Nixon ordered Cox’s firing after the prosecutor issued a subpoena for the White House to turn over 64 tapes of Nixon’s conversations with his aides involved in the cover-up. Another aide, Alexander Butterfield, had revealed the existence of tapes to the special Senate Watergate Committee. The best Nixon was willing to do was to turn over summaries of the nine tapes, claiming executive privilege and asserting the tapes were classified. Cox was prosecuting a grand jury case involving a related aspect of the many-pronged Watergate fiasco that he also was probing.
Richardson, who had promised the Senate at his confirmation for the job that Cox would be totally untouched.

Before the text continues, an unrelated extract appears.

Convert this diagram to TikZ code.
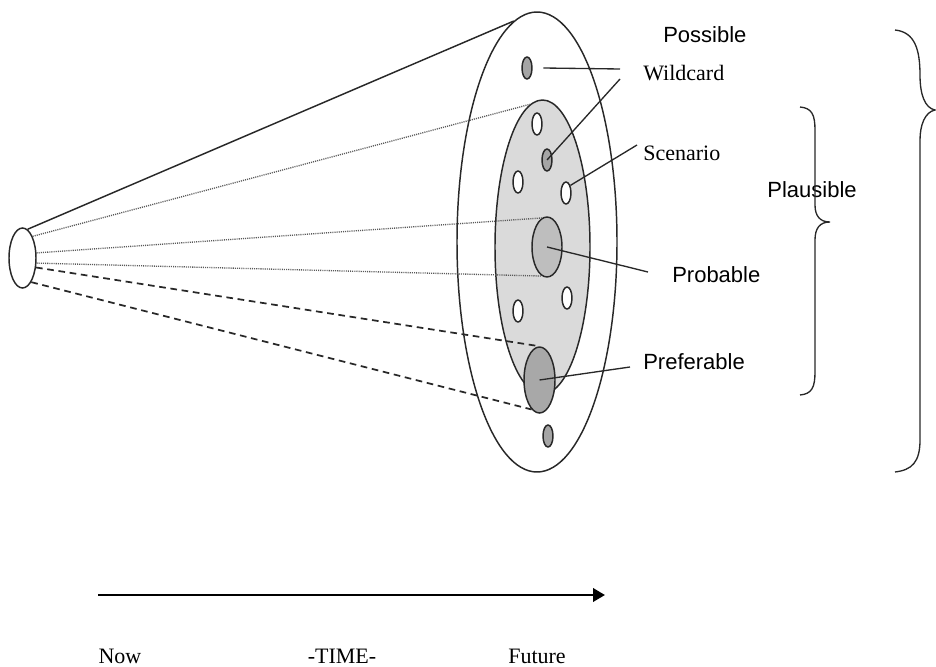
\documentclass[tikz,border=0pt]{standalone}
\usepackage{fontspec}
\setmainfont{Liberation Serif}
\setsansfont{Liberation Sans}
\usetikzlibrary{shapes.geometric,arrows.meta}
\definecolor{rimgray}{RGB}{40, 40, 40}
\definecolor{plausgray}{RGB}{218, 218, 218}
\definecolor{probgray}{RGB}{190, 190, 190}
\definecolor{prefgray}{RGB}{168, 168, 168}
\definecolor{wildgray}{RGB}{165, 165, 165}
\tikzset{
  blob/.style={ellipse, draw=rimgray, line width=1.1pt, inner sep=0pt},
  seed/.style={blob, minimum width=7.5pt, minimum height=16.5pt},
  sanslabel/.style={font=\sffamily\fontsize{16.5}{19}\selectfont, inner sep=0pt, anchor=west},
  seriflabel/.style={font=\rmfamily\fontsize{16.5}{19}\selectfont, inner sep=0pt, anchor=west},
  leader/.style={draw=rimgray, line width=1pt},
  conedot/.style={draw=gray!70!black, line width=1pt, dash pattern=on 0.8pt off 0.8pt},
  conedash/.style={draw=rimgray, line width=1.3pt, dash pattern=on 5pt off 3.5pt},
  bracket/.style={draw=rimgray, line width=1pt},
}

\begin{document}
\begin{tikzpicture}[x=0.75pt, y=-0.75pt]
            \useasboundingbox (0,0) rectangle (936,667);
            % cone of futures
            \node[blob, fill=white,     minimum width=120pt,    minimum height=345pt]   (possible)   at (537,242)   {};
            \node[blob, fill=plausgray, minimum width=71.25pt,  minimum height=220.5pt] (plausible)  at (542.5,247) {};
            \node[blob, fill=white,     minimum width=20.25pt,  minimum height=45pt]    (now)        at (22.5,258)  {};
            \node[seed, fill=wildgray] (wildA) at (527,68)  {};
            \node[seed, fill=wildgray] (wildB) at (547,160) {};
            \node[seed, fill=wildgray] (wildC) at (548,436) {};
            \node[seed, fill=white]    (scenA) at (537,124) {};
            \node[seed, fill=white]    (scenB) at (518,182) {};
            \node[seed, fill=white]    (scenC) at (566,193) {};
            \node[seed, fill=white]    (scenD) at (518,311) {};
            \node[seed, fill=white]    (scenE) at (567,298) {};
            \node[blob, fill=probgray,  minimum width=22.5pt,   minimum height=45pt]    (probable)   at (547,247)   {};
            \node[blob, fill=prefgray,  minimum width=23.25pt,  minimum height=49.5pt]  (preferable) at (539.5,380) {};

            \draw[rimgray, line width=1.1pt] (now.80)  -- (possible.96);
            \draw[conedot]                   (now.65)  -- (plausible.95);
            \draw[conedot]                   (now.20)  -- (probable.100);
            \draw[conedot]                   (now.-20) -- (probable.260);
            \draw[conedash]                  (now.-35) -- (preferable.90);
            \draw[conedash]                  (now.-70) -- (preferable.255);

            % labels
            \node[sanslabel]               (possLabel)  at (663,35)  {Possible};
            \node[seriflabel]              (wildLabel)  at (643,73)  {Wildcard};
            \node[seriflabel]              (scenLabel)  at (643,153) {Scenario};
            \node[sanslabel]               (probLabel)  at (672,275) {Probable};
            \node[sanslabel]               (prefLabel)  at (643,362) {Preferable};
            \node[sanslabel, anchor=center] (plausLabel) at (812,190) {Plausible};

            \coordinate (wildEndA) at (620,69);
            \coordinate (wildEndB) at (620,79);
            \coordinate (scenEnd)  at (637,145);
            \coordinate (probEnd)  at (648,272);
            \coordinate (prefEnd)  at (630,367);
            \draw[leader] ([xshift=8pt]wildA.east) -- (wildEndA);
            \draw[leader] (wildB.center)           -- (wildEndB);
            \draw[leader] (scenC.60)               -- (scenEnd);
            \draw[leader] (probable.center)        -- (probEnd);
            \draw[leader] (preferable.center)      -- (prefEnd);

            % braces
            \draw[bracket] (800,107) .. controls (812,108) and (815,115) .. (815,130) -- (815,205)
                 .. controls (815,216) and (820,222) .. (830,222) .. controls (820,222) and (815,228) .. (815,240)
                 -- (815,372) .. controls (815,387) and (812,394) .. (800,395);
            \draw[bracket] (895,30) .. controls (915,32) and (920,50) .. (920,75)
                 .. controls (920,95) and (925,108) .. (935,110) .. controls (925,112) and (920,125) .. (920,140)
                 -- (920,440) .. controls (920,462) and (912,470) .. (895,472);

            % time axis
            \coordinate (timeStart) at (98,595);
            \coordinate (timeEnd)   at (605,595);
            \draw[line width=2pt, -{Triangle[length=9pt, width=10pt]}] (timeStart) -- (timeEnd);
            \node[seriflabel, anchor=center] (nowLabel)  at (120,656) {Now};
            \node[seriflabel, anchor=center] (timeLabel) at (342,656) {-TIME-};
            \node[seriflabel, anchor=center] (futLabel)  at (537,656) {Future};
        \end{tikzpicture}
\end{document}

Nixon fired Richardson and now Trump has fired his Attorney General Jeff Sessions, who recused himself from any involvement in the selection of Robert Mueller to serve the Cox role in investigating Trump’s involvement in Russia’s interference in the 2016 election.
After Richardson declined to fire Cox, Nixon ordered Justice’s deputy attorney general, William Ruckelshaus, to fire him. Loyal to Richardson, Ruckelshaus declined and he was fired. His equivalent today is Rod Rosenstein, who was responsible for appointing Mueller, so he would be highly unlikely to be the one to fire him.
Rosenstein may not even get the chance, however. Trump named Session’s top aide, Matthew Whitaker as acting attorney general, even though he has never been vetted by the Senate, as required in the Constitution. All Cabinet officers are required to get the advice and consent of the Senate, not necessarily for a new post. Rosenstein has already received that vetting for his current job. Trump also has signaled to Whitaker that he would not interfere if Whitaker fired Mueller. All of that is now the subject of a pissing match that promises to carry over to the new term.
Back in 1973, after Ruckelshaus, the firing of Cox fell to Solicitor General Robert Bork, and he finalized the “massacre,” lighting the fire for impeachment proceedings to begin. Today, the No. 3 person is the associate attorney general, a position inserted above the solicitor general post three years after the Nixon impeachment. Today’s holder of the job is Jesse Pannucio, a GOP loyalist from Florida whose personal views about Trump are unknown. He was, however, chief counsel to Rick Scott, Florida’s current governor who was declared winner of a hotly contested Senate race, ousting Democratic Sen. Bill Nelson. Scott has patterned himself after Trump in terms of style.
In other words, Pannucio likely would follow Bork’s lead and carry out Mueller’s firing, a move that almost definitely would trigger impeachment proceedings, which Pelosi would have no choice but to endorse.
Less than two weeks after Cox was fired and the special prosecutor job was abolished. The elimination of the job was rescinded, however, and Cox was replaced by Leon Jaworski, a registered Democrat who nonetheless was a Nixon supporter. Bork also reasserted the special prosecutor’s independence.
In the end, the special prosecutor submitted all of the evidence, along with witness testimony, to the grand jury whose work was considered a good road map of what happened and how, and was delivered to the Judiciary Committee for impeachment, but never made public. It sat sealed in the National Archives until recently, unavailable (even if it would have been followed) for the Newt Gingrich-prodded flash impeachment of President Bill Clinton.
Now, the road map, ”Grand Jury Report and Recommendation Concerning Transmission of Evidence to the House of Representatives” is available to the Nadler-led Judiciary Committee, should Trump ape his predecessor and carry out whatever day and time of day “massacre” he may have in mind.